Confusing? Yes, definitely! But there’s one way to get the guidance you need as a student while also offering opportunities to learn how to lead successfully before you even earn your degree. Joining a student nursing association can help you bring all of those choices, conflicts, exciting developments, and career plans into focus.

Sure, it’s one more thing to do, and as a nursing student, you’re swamped. You might prefer to join a national nursing organization and skip those directed at students altogether. But an organization that’s focused primarily on students’ needs and unique challenges will save you time in the long run because it will help guide you on your career path, introduce you to leaders in your field, and help you clarify what kind of nurse you want to be.

“Joining a student nursing association has helped me understand what kind of leader I am,” says Yvonne Shih, president of the Massachusetts Student Nurses’ Association and student at the Boston College William F. Connell School of Nursing. “I’m not limited to one leadership skill.”

Shih says before joining the organization, she wasn’t exactly the type of person who was comfortable taking or keeping command of a room. “Before, I just couldn’t see myself in the forefront,” she says. “I didn’t have the confidence.” Uneasy with delegating roles to people or completely taking charge, Shih says joining a student nursing association showed her how things work in an organization and in healthcare and gave her needed confidence. She had a chance to try out those roles with her peers before taking them on in a larger professional setting. “There’s no hierarchy and that encouraged me to lead others in a different way,” says Shih.

Student nursing associations are often through a state, so they take more time, energy, and commitment than something closer to your school. But the benefits, both in the knowledge and the networking contacts gained, are clear. Student organizations tend to offer career advice geared to nurses who haven’t yet earned their degrees or those who just recently graduated. One of the biggest benefits is being in a peer organization where most of the other members are in a similar stage of life, education, and career.

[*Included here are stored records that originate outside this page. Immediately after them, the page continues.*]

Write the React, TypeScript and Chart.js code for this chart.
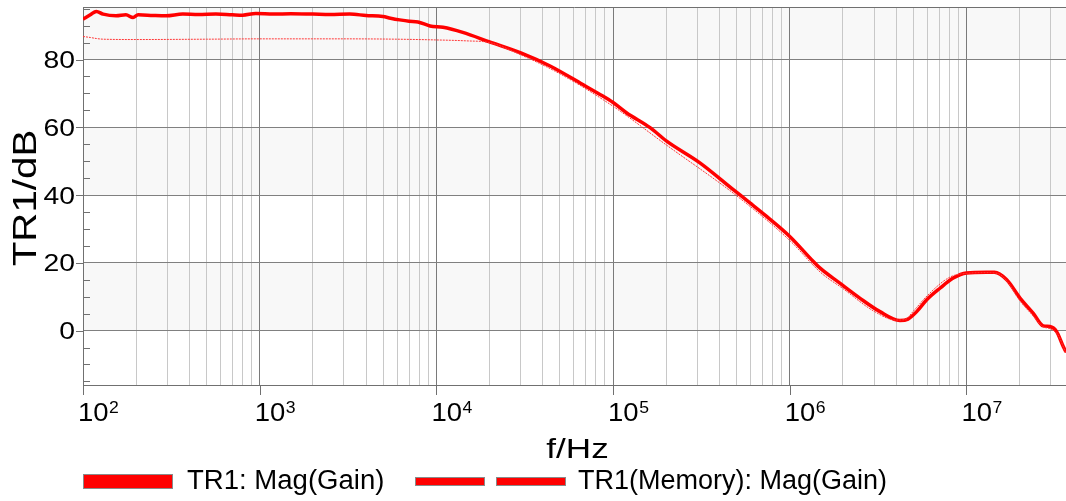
import React, { useEffect, useRef } from 'react';
import { Chart, registerables } from 'chart.js';

Chart.register(...registerables);

// ---- data ----
const mainFreq = [
  100, 110, 119, 130, 154, 175, 192, 205, 250, 295, 367, 450, 565, 700, 800, 950,
  1200, 1500, 2000, 2500, 3230, 4000, 4980, 5500, 6200, 7000, 7860, 9200, 10900,
  14100, 20000, 30300, 44000, 67000, 84300, 100000, 119000, 162000, 201000, 310000,
  479000, 595000, 740000, 1000000, 1360000, 1480000, 1920000, 2490000, 3240000,
  4200000, 4670000, 5230000, 5960000, 7080000, 8420000, 10000000, 13000000,
  14400000, 16900000, 20100000, 23900000, 27200000, 29700000, 32400000, 35300000,
  36600000,
];
const mainDb = [
  91.9, 93.2, 94.2, 93.4, 92.9, 93.2, 92.4, 93.2, 93.0, 92.9, 93.4, 93.3, 93.4, 93.2,
  93.1, 93.6, 93.4, 93.5, 93.4, 93.3, 93.4, 93.0, 92.7, 92.2, 91.7, 91.3, 91.1, 89.9,
  89.5, 88.0, 85.2, 81.9, 78.1, 72.7, 69.7, 67.3, 64.3, 59.9, 55.9, 49.5, 41.6, 37.7,
  33.7, 27.8, 20.4, 18.5, 14.0, 9.6, 5.6, 3.0, 3.4, 5.6, 9.1, 12.5, 15.5, 17.0, 17.2,
  17.2, 15.0, 9.6, 5.1, 1.4, 1.2, -0.3, -4.7, -6.3,
];
const memFreq = [
  100, 110, 119, 130, 200, 500, 1000, 3000, 6000, 9600, 14900, 20000, 30000, 50000,
  100000, 200000, 500000, 1000000, 1500000, 2000000, 3000000, 4000000, 4500000,
  5000000, 6000000, 8000000, 10000000, 13000000, 15000000, 17000000, 20000000,
  24000000, 27000000, 30000000, 33000000, 36600000,
];
const memDb = [
  86.8, 86.5, 86.2, 86.0, 85.9, 86.0, 86.1, 86.1, 86.0, 85.8, 85.5, 85.0, 81.4, 75.8,
  66.2, 54.8, 39.8, 26.6, 17.1, 12.4, 5.7, 3.1, 3.3, 5.7, 10.3, 15.7, 16.9, 17.1, 16.9,
  14.5, 8.9, 4.2, 1.2, 0.5, -1.3, -6.8,
];
const seriesLabels = ['TR1: Mag(Gain)', 'TR1(Memory): Mag(Gain)'];
const yMajorTicks = [0, 20, 40, 60, 80];
const yMinorTicks = [-15, -10, -5, 5, 10, 15, 25, 30, 35, 45, 50, 55, 65, 70, 75, 85, 90, 95];
const xDecadeExps = [2, 3, 4, 5, 6, 7];
const xTitle = 'f/Hz';
const yTitle = 'TR1/dB';

const X_MIN = 100;
const X_MAX = 3.66e7;
const Y_MIN = -16.05;
const Y_MAX = 95.5;

const FONT = '"Liberation Sans", Arial, sans-serif';
const RED = '#ff0000';
const AXIS = '#707070';

function buildXTicks(): number[] {
  const out: number[] = [];
  for (let e = 2; e <= 7; e++) {
    for (let m = 1; m <= 9; m++) {
      const v = m * Math.pow(10, e);
      if (v >= X_MIN && v <= X_MAX) out.push(v);
    }
  }
  return out;
}

function isDecade(v: number) {
  const l = Math.log10(v);
  return Math.abs(l - Math.round(l)) < 1e-9;
}

function stretchedText(ctx: CanvasRenderingContext2D, text: string, x: number, y: number, sx: number, align: CanvasTextAlign) {
  ctx.save();
  ctx.translate(x, y);
  ctx.scale(sx, 1);
  ctx.textAlign = align;
  ctx.fillText(text, 0, 0);
  ctx.restore();
}

const decorPlugin = {
  id: 'decor',
  beforeDraw(chart: any) {
    const { ctx, chartArea: a, scales } = chart;
    const y = scales.y;
    ctx.save();
    ctx.fillStyle = '#ffffff';
    ctx.fillRect(0, 0, chart.width, chart.height);
    ctx.fillStyle = '#f8f8f8';
    const bands = [[0, 20], [40, 60], [80, Y_MAX]];
    for (const [lo, hi] of bands) {
      const t = y.getPixelForValue(hi);
      const b = y.getPixelForValue(lo);
      ctx.fillRect(a.left, t, a.right - a.left, b - t);
    }
    ctx.restore();
  },
  afterDraw(chart: any) {
    const { ctx, chartArea: a, scales } = chart;
    const x = scales.x;
    const y = scales.y;
    ctx.save();
    ctx.strokeStyle = AXIS;
    ctx.lineWidth = 1;
    // top frame
    ctx.beginPath();
    ctx.moveTo(a.left, Math.round(a.top) + 0.5);
    ctx.lineTo(a.right, Math.round(a.top) + 0.5);
    ctx.stroke();
    // y ticks
    ctx.beginPath();
    for (const v of yMajorTicks) {
      const py = Math.round(y.getPixelForValue(v)) + 0.5;
      ctx.moveTo(a.left - 7, py);
      ctx.lineTo(a.left, py);
    }
    for (const v of yMinorTicks) {
      const py = Math.round(y.getPixelForValue(v)) + 0.5;
      ctx.moveTo(a.left, py);
      ctx.lineTo(a.left + 7, py);
    }
    // x decade ticks
    for (const e of xDecadeExps) {
      const px = Math.round(x.getPixelForValue(Math.pow(10, e))) + 0.5;
      ctx.moveTo(px, a.bottom);
      ctx.lineTo(px, a.bottom + 10);
    }
    ctx.stroke();

    ctx.fillStyle = '#000000';
    ctx.textBaseline = 'alphabetic';
    // y tick labels
    ctx.font = `24px ${FONT}`;
    for (const v of yMajorTicks) {
      const py = y.getPixelForValue(v);
      stretchedText(ctx, String(v), a.left - 8, py + 8.5, 1.18, 'right');
    }
    // x tick labels 10^n
    for (const e of xDecadeExps) {
      const px = x.getPixelForValue(Math.pow(10, e));
      ctx.font = `25px ${FONT}`;
      const sx = 1.1;
      const w = ctx.measureText('10').width * sx;
      stretchedText(ctx, '10', px - 5, a.bottom + 36, sx, 'left');
      ctx.font = `16px ${FONT}`;
      stretchedText(ctx, String(e), px - 5 + w + 0.5, a.bottom + 28, sx, 'left');
    }
    // axis titles
    ctx.font = `27px ${FONT}`;
    stretchedText(ctx, xTitle, (a.left + a.right) / 2 + 3, 458, 1.3, 'center');
    ctx.save();
    ctx.translate(36, (a.top + a.bottom) / 2 + 2);
    ctx.rotate(-Math.PI / 2);
    ctx.font = `33px ${FONT}`;
    stretchedText(ctx, yTitle, 0, 0, 1.22, 'center');
    ctx.restore();

    // legend
    ctx.strokeStyle = '#8a8a8a';
    ctx.fillStyle = RED;
    ctx.fillRect(83, 474, 90, 15);
    ctx.strokeRect(83.5, 474.5, 89, 14);
    ctx.fillRect(415, 477, 70, 9);
    ctx.strokeRect(415.5, 477.5, 69, 8);
    ctx.fillRect(496, 477, 70, 9);
    ctx.strokeRect(496.5, 477.5, 69, 8);
    ctx.fillStyle = '#000000';
    ctx.font = `27px ${FONT}`;
    stretchedText(ctx, seriesLabels[0], 187, 489, 1.02, 'left');
    stretchedText(ctx, seriesLabels[1], 578, 489, 1.0, 'left');
    ctx.restore();
  },
};

export default function App() {
  const ref = useRef<HTMLCanvasElement | null>(null);
  useEffect(() => {
    const canvas = ref.current;
    if (!canvas) return;
    const xTicks = buildXTicks();
    const chart = new Chart(canvas, {
      type: 'line',
      data: {
        datasets: [
          {
            label: seriesLabels[1],
            data: memFreq.map((f, i) => ({ x: f, y: memDb[i] })),
            borderColor: '#ff3838',
            borderWidth: 1,
            borderDash: [2, 1],
            pointRadius: 0,
            cubicInterpolationMode: 'monotone',
            fill: false,
          },
          {
            label: seriesLabels[0],
            data: mainFreq.map((f, i) => ({ x: f, y: mainDb[i] })),
            borderColor: RED,
            borderWidth: 3.5,
            pointRadius: 0,
            cubicInterpolationMode: 'monotone',
            fill: false,
          },
        ],
      },
      options: {
        animation: false,
        responsive: false,
        devicePixelRatio: 1,
        layout: { padding: { top: 7, left: 0, right: 0, bottom: 0 } },
        plugins: {
          legend: { display: false },
          title: { display: false },
          tooltip: { enabled: false },
        },
        events: [],
        scales: {
          x: {
            type: 'logarithmic',
            min: X_MIN,
            max: X_MAX,
            afterBuildTicks: (s: any) => {
              s.ticks = xTicks.map((v) => ({ value: v }));
            },
            afterFit: (s: any) => {
              s.height = 116;
            },
            ticks: { display: false, autoSkip: false },
            grid: {
              drawTicks: false,
              lineWidth: 1,
              color: (c: any) => (c.tick && isDecade(c.tick.value) ? '#7a7a7a' : '#c8c8c8'),
            },
            border: { display: true, color: AXIS, width: 1 },
          },
          y: {
            type: 'linear',
            min: Y_MIN,
            max: Y_MAX,
            afterBuildTicks: (s: any) => {
              s.ticks = yMajorTicks.map((v) => ({ value: v }));
            },
            afterFit: (s: any) => {
              s.width = 83;
            },
            ticks: { display: false },
            grid: { drawTicks: false, lineWidth: 1, color: '#808080' },
            border: { display: true, color: AXIS, width: 1 },
          },
        },
      },
      plugins: [decorPlugin],
    } as any);
    return () => chart.destroy();
  }, []);
  return (
    <div style={{ position: 'absolute', left: 0, top: 0, width: 1066, height: 501 }}>
      <canvas ref={ref} width={1066} height={501} style={{ display: 'block' }} />
    </div>
  );
}
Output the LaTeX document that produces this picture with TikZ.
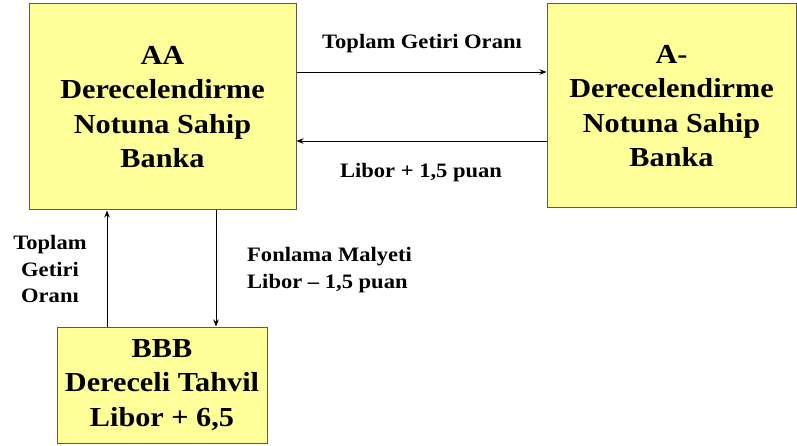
\documentclass[tikz,border=0pt]{standalone}
\usepackage{fontspec}
\setmainfont{Liberation Serif}[FakeStretch=1.1]
\usetikzlibrary{arrows.meta}
\definecolor{boxfill}{RGB}{255,255,153}
\definecolor{boxline}{RGB}{90,90,90}
\tikzset{
  bank/.style={draw=boxline, line width=1pt, fill=boxfill, align=center,
    font=\fontsize{27.5}{34.5}\selectfont\bfseries, inner sep=0pt},
  flow/.style={line width=0.8pt, -{Stealth[length=7pt,width=5.5pt]}},
  lbl/.style={font=\fontsize{20.5}{26.5}\selectfont\bfseries, inner sep=0pt}
}
\begin{document}
\begin{tikzpicture}[x=1pt,y=-1pt]
\useasboundingbox (0,0) rectangle (797,446);
\node[bank, minimum width=267pt, minimum height=206pt] (aa) at (162.5,107)
  {AA\\Derecelendirme\\Notuna Sahip\\Banka};
\node[bank, minimum width=249pt, minimum height=204pt] (am) at (671.5,106)
  {A-\\Derecelendirme\\Notuna Sahip\\Banka};
\node[bank, minimum width=210pt, minimum height=116pt] (bbb) at (162,385)
  {BBB\\Dereceli Tahvil\\Libor + 6,5};
% flows between the two banks
\draw[flow] (aa.east |- 0,72) -- (am.west |- 0,72);
\draw[flow] (am.west |- 0,141) -- (aa.east |- 0,141);
% flows between the AA bank and the bond
\draw[flow] (bbb.north -| 107,0) -- (aa.south -| 107,0);
\draw[flow] (aa.south -| 216,0) -- (bbb.north -| 216,0);
% labels
\node[lbl] (t1) at (422,44) {Toplam Getiri Oranı};
\node[lbl] (t2) at (421,173) {Libor + 1,5 puan};
\node[lbl, align=center] (t3) at (50,269) {Toplam\\Getiri\\Oranı};
\node[lbl, align=left, anchor=west] (t4) at (247,270) {Fonlama Malyeti\\Libor – 1,5 puan};
\end{tikzpicture}
\end{document}
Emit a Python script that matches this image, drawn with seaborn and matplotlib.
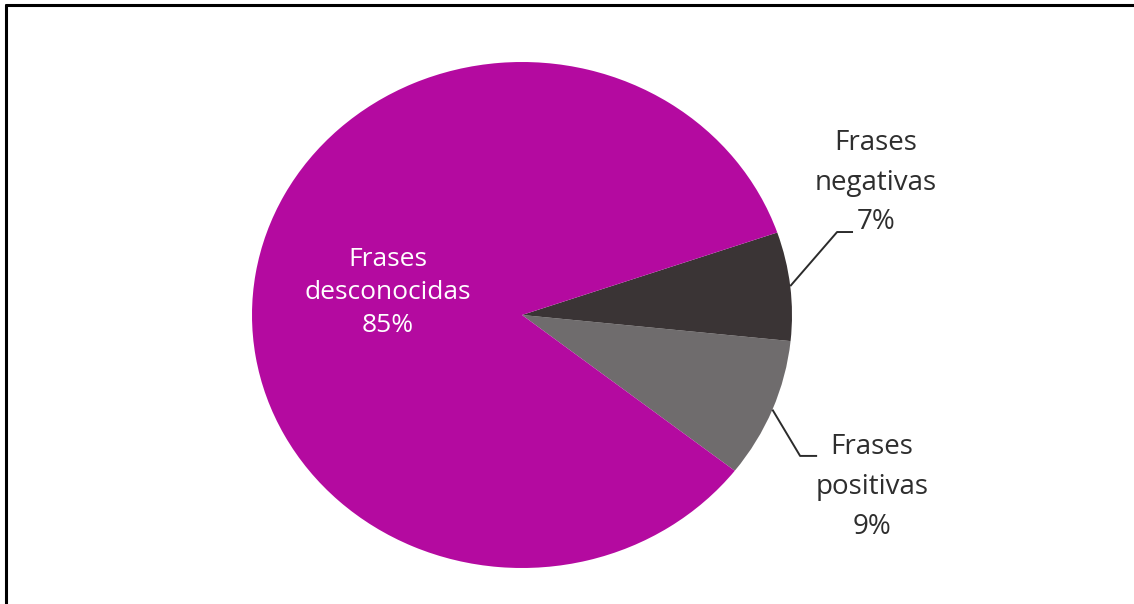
import numpy as np
import matplotlib
matplotlib.use("Agg")
import matplotlib.pyplot as plt
from matplotlib.lines import Line2D
import seaborn as sns

# Share of phrases by type (counter-clockwise drawing order)
categories = ["Frases positivas", "Frases negativas", "Frases desconocidas"]
values = [9, 7, 85]
labels = ["Frases\npositivas\n9%", "Frases\nnegativas\n7%", "Frases\ndesconocidas\n85%"]
colors = ["#6F6C6D", "#3A3435", "#B40AA0"]

sns.set_theme(style="white")
plt.rcParams["font.family"] = ["Open Sans", "DejaVu Sans"]

W, H = 1134, 604
fig = plt.figure(figsize=(W / 100, H / 100), dpi=100)
fig.patch.set_facecolor("white")

# pie occupies an ellipse 540 x 506 px
ax = fig.add_axes([252 / W, (H - 568) / H, 540 / W, 506 / H])
wedges, _ = ax.pie(values, colors=sns.color_palette(colors), startangle=-38,
                   counterclock=True, wedgeprops=dict(linewidth=0))
ax.set_aspect("auto")
ax.set_xlim(-1, 1)
ax.set_ylim(-1, 1)
ax.axis("off")

def mid_point(w):
    a = np.deg2rad((w.theta1 + w.theta2) / 2)
    return np.cos(a), np.sin(a)

# inside label for the large wedge
ax.text(-0.496, 0.09, labels[2], ha="center", va="center", color="white",
        fontsize=19, linespacing=1.42)

# outside labels with elbow leader lines
callouts = {
    1: dict(elbow=(1.167, 0.328), end=(1.226, 0.328), text=(1.311, 0.522)),
    0: dict(elbow=(1.030, -0.557), end=(1.093, -0.557), text=(1.296, -0.68)),
}
for i, c in callouts.items():
    x0, y0 = mid_point(wedges[i])
    ax.plot([x0, c["elbow"][0], c["end"][0]], [y0, c["elbow"][1], c["end"][1]],
            color="#2b2b2b", lw=1.4, clip_on=False, solid_capstyle="butt")
    ax.text(*c["text"], labels[i], ha="center", va="center", color="#2e2e2e",
            fontsize=20, linespacing=1.55)

# frame lines along the top and left edges
fig.add_artist(Line2D([6 / W, 1], [1 - 5 / H, 1 - 5 / H], color="black", lw=2.2))
fig.add_artist(Line2D([6 / W, 6 / W], [0, 1 - 5 / H], color="black", lw=2.2))

fig.savefig("out.png", dpi=100, facecolor="white")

Yes, in general, it’s a little tougher to join an organization that’s often state-, not school-, based. “It’s time consuming,” says Shih. “You have to travel a little more, but you’ll meet with others in other schools.” When you graduate from nursing school, your contacts remain and are much broader than any you might gain through your school alone.

Joining a student nursing associaton gives you a chance to take on positions of influence or leadership that will train you for larger roles with increasing responsibility on increasingly larger stages. Because the organization is geared specifically toward students, you’ll have opportunities and access to experiences that larger, national nursing associations might not permit for students.

“Leadership roles are all very different,” says Shih, and she notes this is a great time to find your own style and what works best for you.